Regulators across the globe are introducing regulations for the digital asset industry. The EU Parliament has approved the most comprehensive framework for digital assets ever, while Hong Kong and Singapore are competing with Japan to become the digital asset hub of the Asia-Pacific region.
However, the US is experiencing fragmentation and fighting, which puts American businesses at a disadvantage. Regulators must act quickly to prevent bad actors from flourishing and firms from moving to other jurisdictions. The best approach would be to extend basic investor protections of traditional financial markets to include digital assets and thoughtfully craft new rules that fit the technology.

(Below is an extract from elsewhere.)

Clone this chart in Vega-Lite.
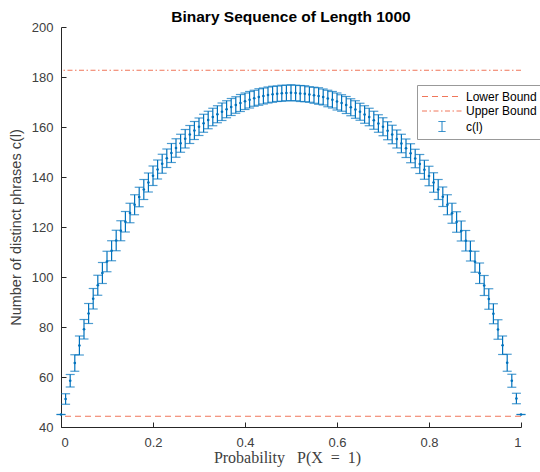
{
  "$schema": "https://vega.github.io/schema/vega-lite/v6.json",
  "width": 460,
  "height": 400,
  "autosize": "none",
  "padding": {"left": 61, "top": 27, "right": 19, "bottom": 45},
  "background": "white",
  "title": {"text": "Binary Sequence of Length 1000", "font": "Liberation Sans", "fontSize": 15.5, "fontWeight": "bold", "color": "#000000", "anchor": "middle", "offset": -16, "baseline": "alphabetic"},
  "config": {
    "view": {"stroke": null},
    "axis": {"grid": false, "domainColor": "#262626", "tickColor": "#262626", "labelColor": "#404040", "titleColor": "#404040", "labelFont": "Liberation Sans", "labelFontSize": 13, "tickSize": -5, "domainWidth": 1, "tickWidth": 1}
  },
  "datasets": {
    "bounds": [
      {"series": "Lower Bound", "value": 44.3},
      {"series": "Upper Bound", "value": 182.7}
    ],
    "cl": [
      {"p": 0.00, "c": 45.0, "sd": 0.0},
      {"p": 0.01, "c": 51.2, "sd": 2.1},
      {"p": 0.02, "c": 58.5, "sd": 2.5},
      {"p": 0.03, "c": 65.6, "sd": 3.3},
      {"p": 0.04, "c": 72.6, "sd": 3.8},
      {"p": 0.05, "c": 79.1, "sd": 3.9},
      {"p": 0.06, "c": 85.4, "sd": 4.0},
      {"p": 0.07, "c": 91.3, "sd": 4.1},
      {"p": 0.08, "c": 96.7, "sd": 4.0},
      {"p": 0.09, "c": 101.6, "sd": 4.2},
      {"p": 0.10, "c": 106.2, "sd": 4.1},
      {"p": 0.11, "c": 110.5, "sd": 4.0},
      {"p": 0.12, "c": 114.6, "sd": 4.1},
      {"p": 0.13, "c": 118.5, "sd": 4.0},
      {"p": 0.14, "c": 122.1, "sd": 4.1},
      {"p": 0.15, "c": 125.6, "sd": 3.9},
      {"p": 0.16, "c": 128.9, "sd": 4.0},
      {"p": 0.17, "c": 132.0, "sd": 3.9},
      {"p": 0.18, "c": 135.0, "sd": 4.0},
      {"p": 0.19, "c": 137.8, "sd": 3.8},
      {"p": 0.20, "c": 140.5, "sd": 3.9},
      {"p": 0.21, "c": 143.0, "sd": 3.8},
      {"p": 0.22, "c": 145.3, "sd": 3.8},
      {"p": 0.23, "c": 147.5, "sd": 3.7},
      {"p": 0.24, "c": 149.6, "sd": 3.8},
      {"p": 0.25, "c": 151.6, "sd": 3.7},
      {"p": 0.26, "c": 153.5, "sd": 3.6},
      {"p": 0.27, "c": 155.3, "sd": 3.7},
      {"p": 0.28, "c": 157.0, "sd": 3.6},
      {"p": 0.29, "c": 158.6, "sd": 3.6},
      {"p": 0.30, "c": 160.1, "sd": 3.5},
      {"p": 0.31, "c": 161.5, "sd": 3.6},
      {"p": 0.32, "c": 162.8, "sd": 3.5},
      {"p": 0.33, "c": 164.0, "sd": 3.5},
      {"p": 0.34, "c": 165.1, "sd": 3.4},
      {"p": 0.35, "c": 166.1, "sd": 3.5},
      {"p": 0.36, "c": 167.1, "sd": 3.4},
      {"p": 0.37, "c": 168.0, "sd": 3.4},
      {"p": 0.38, "c": 168.8, "sd": 3.3},
      {"p": 0.39, "c": 169.6, "sd": 3.4},
      {"p": 0.40, "c": 170.3, "sd": 3.3},
      {"p": 0.41, "c": 170.9, "sd": 3.3},
      {"p": 0.42, "c": 171.5, "sd": 3.2},
      {"p": 0.43, "c": 172.0, "sd": 3.3},
      {"p": 0.44, "c": 172.4, "sd": 3.2},
      {"p": 0.45, "c": 172.8, "sd": 3.2},
      {"p": 0.46, "c": 173.1, "sd": 3.2},
      {"p": 0.47, "c": 173.3, "sd": 3.1},
      {"p": 0.48, "c": 173.5, "sd": 3.2},
      {"p": 0.49, "c": 173.6, "sd": 3.1},
      {"p": 0.50, "c": 173.7, "sd": 3.2},
      {"p": 0.51, "c": 173.6, "sd": 3.1},
      {"p": 0.52, "c": 173.4, "sd": 3.2},
      {"p": 0.53, "c": 173.3, "sd": 3.2},
      {"p": 0.54, "c": 173.0, "sd": 3.1},
      {"p": 0.55, "c": 172.7, "sd": 3.2},
      {"p": 0.56, "c": 172.4, "sd": 3.3},
      {"p": 0.57, "c": 172.0, "sd": 3.2},
      {"p": 0.58, "c": 171.4, "sd": 3.3},
      {"p": 0.59, "c": 170.9, "sd": 3.3},
      {"p": 0.60, "c": 170.2, "sd": 3.4},
      {"p": 0.61, "c": 169.6, "sd": 3.3},
      {"p": 0.62, "c": 168.8, "sd": 3.4},
      {"p": 0.63, "c": 167.9, "sd": 3.4},
      {"p": 0.64, "c": 167.0, "sd": 3.5},
      {"p": 0.65, "c": 166.1, "sd": 3.4},
      {"p": 0.66, "c": 165.0, "sd": 3.5},
      {"p": 0.67, "c": 164.0, "sd": 3.5},
      {"p": 0.68, "c": 162.7, "sd": 3.6},
      {"p": 0.69, "c": 161.4, "sd": 3.5},
      {"p": 0.70, "c": 160.1, "sd": 3.6},
      {"p": 0.71, "c": 158.5, "sd": 3.6},
      {"p": 0.72, "c": 157.0, "sd": 3.7},
      {"p": 0.73, "c": 155.2, "sd": 3.6},
      {"p": 0.74, "c": 153.4, "sd": 3.7},
      {"p": 0.75, "c": 151.5, "sd": 3.7},
      {"p": 0.76, "c": 149.5, "sd": 3.8},
      {"p": 0.77, "c": 147.4, "sd": 3.7},
      {"p": 0.78, "c": 145.2, "sd": 3.8},
      {"p": 0.79, "c": 142.9, "sd": 3.8},
      {"p": 0.80, "c": 140.4, "sd": 3.9},
      {"p": 0.81, "c": 137.8, "sd": 3.9},
      {"p": 0.82, "c": 135.0, "sd": 4.0},
      {"p": 0.83, "c": 132.1, "sd": 3.9},
      {"p": 0.84, "c": 128.9, "sd": 4.0},
      {"p": 0.85, "c": 125.5, "sd": 4.0},
      {"p": 0.86, "c": 122.0, "sd": 4.1},
      {"p": 0.87, "c": 118.4, "sd": 4.0},
      {"p": 0.88, "c": 114.5, "sd": 4.1},
      {"p": 0.89, "c": 110.4, "sd": 4.0},
      {"p": 0.90, "c": 106.1, "sd": 4.2},
      {"p": 0.91, "c": 101.5, "sd": 4.1},
      {"p": 0.92, "c": 96.6, "sd": 4.0},
      {"p": 0.93, "c": 91.2, "sd": 4.1},
      {"p": 0.94, "c": 85.3, "sd": 4.0},
      {"p": 0.95, "c": 79.0, "sd": 3.9},
      {"p": 0.96, "c": 72.7, "sd": 3.7},
      {"p": 0.97, "c": 65.7, "sd": 3.4},
      {"p": 0.98, "c": 58.5, "sd": 2.6},
      {"p": 0.99, "c": 51.4, "sd": 2.1},
      {"p": 1.00, "c": 45.0, "sd": 0.0}
    ]
  },
  "layer": [
    {
      "data": {"name": "bounds"},
      "mark": {"type": "rule", "strokeWidth": 1},
      "encoding": {
        "y": {"field": "value", "type": "quantitative", "title": "Number of distinct phrases c(l)", "scale": {"domain": [40, 200], "nice": false, "zero": false},
          "axis": {"titleFont": "Liberation Sans", "titleFontSize": 14.5, "titleFontWeight": "normal", "values": [40, 60, 80, 100, 120, 140, 160, 180, 200], "labelPadding": 13, "titlePadding": 8}},
        "color": {"field": "series", "type": "nominal",
          "scale": {"domain": ["Lower Bound", "Upper Bound", "c(l)"], "range": ["#f0765a", "#f0765a", "#0072BD"]},
          "legend": {
            "orient": "none", "legendX": 356, "legendY": 58, "title": null,
            "fillColor": "white", "strokeColor": "#999999", "padding": 5,
            "symbolType": "circle", "symbolSize": 144, "symbolStrokeWidth": 1, "symbolOffset": 13.5,
            "labelFont": "Liberation Sans", "labelFontSize": 12, "labelColor": "#000000", "labelOffset": 17.5, "rowPadding": 1.5,
            "encode": {"symbols": {"update": {
              "shape": {"signal": "datum.value === 'c(l)' ? 'M0,-0.833L0,0.833M-0.583,-0.833L0.583,-0.833M-0.583,0.833L0.583,0.833' : 'M-3.333,0L3.333,0'"},
              "strokeDash": {"signal": "datum.value === 'Lower Bound' ? [6,4] : (datum.value === 'Upper Bound' ? [5,2.5,1.5,2.5] : [1,0])"},
              "fill": {"value": "transparent"}
            }}}
          }},
        "strokeDash": {"field": "series", "type": "nominal", "scale": {"domain": ["Lower Bound", "Upper Bound"], "range": [[6, 4], [5, 2.5, 1.5, 2.5]]}, "legend": null}
      }
    },
    {
      "data": {"name": "cl"},
      "mark": {"type": "errorbar", "ticks": {"size": 9, "thickness": 1.2, "color": "#0072BD"}, "rule": {"strokeWidth": 1.2, "color": "#0072BD"}},
      "encoding": {
        "x": {"field": "p", "type": "quantitative", "title": "Probability\u00a0\u00a0\u00a0P(X\u00a0\u00a0=\u00a0\u00a01)", "scale": {"domain": [0, 1], "nice": false},
          "axis": {"titleFont": "Liberation Serif", "titleFontSize": 16, "titleFontWeight": "normal", "values": [0, 0.2, 0.4, 0.6, 0.8, 1], "format": "~g", "labelPadding": 14, "titlePadding": 0, "titleX": 226}},
        "y": {"field": "c", "type": "quantitative", "title": "Number of distinct phrases c(l)"},
        "yError": {"field": "sd"}
      }
    },
    {
      "data": {"name": "cl"},
      "mark": {"type": "point", "filled": true, "size": 7, "color": "#0072BD", "opacity": 1},
      "encoding": {
        "x": {"field": "p", "type": "quantitative", "title": "Probability\u00a0\u00a0\u00a0P(X\u00a0\u00a0=\u00a0\u00a01)"},
        "y": {"field": "c", "type": "quantitative", "title": "Number of distinct phrases c(l)"}
      }
    }
  ]
}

The SEC is considering updating the definition of exchanges to include decentralized exchanges (DEXs), which should be regulated to protect investors. Decentralized finance (DeFi) has the potential to automate and audit regulatory rules, making them more efficient.
The SEC has also taken action against staking programs offered by exchanges, but instead of shutting them down, the SEC could collaborate with them to create new rules and disclosures. The lack of clear guidance for traditional banks to participate in the trillion dollar digital asset industry has inadvertently created significant concentration risk in a handful of small banks.
The best way to mitigate risk in crypto markets is to help established trading markets, banks, and custodians participate and work with regulators to create clear guidance for digital asset products and services.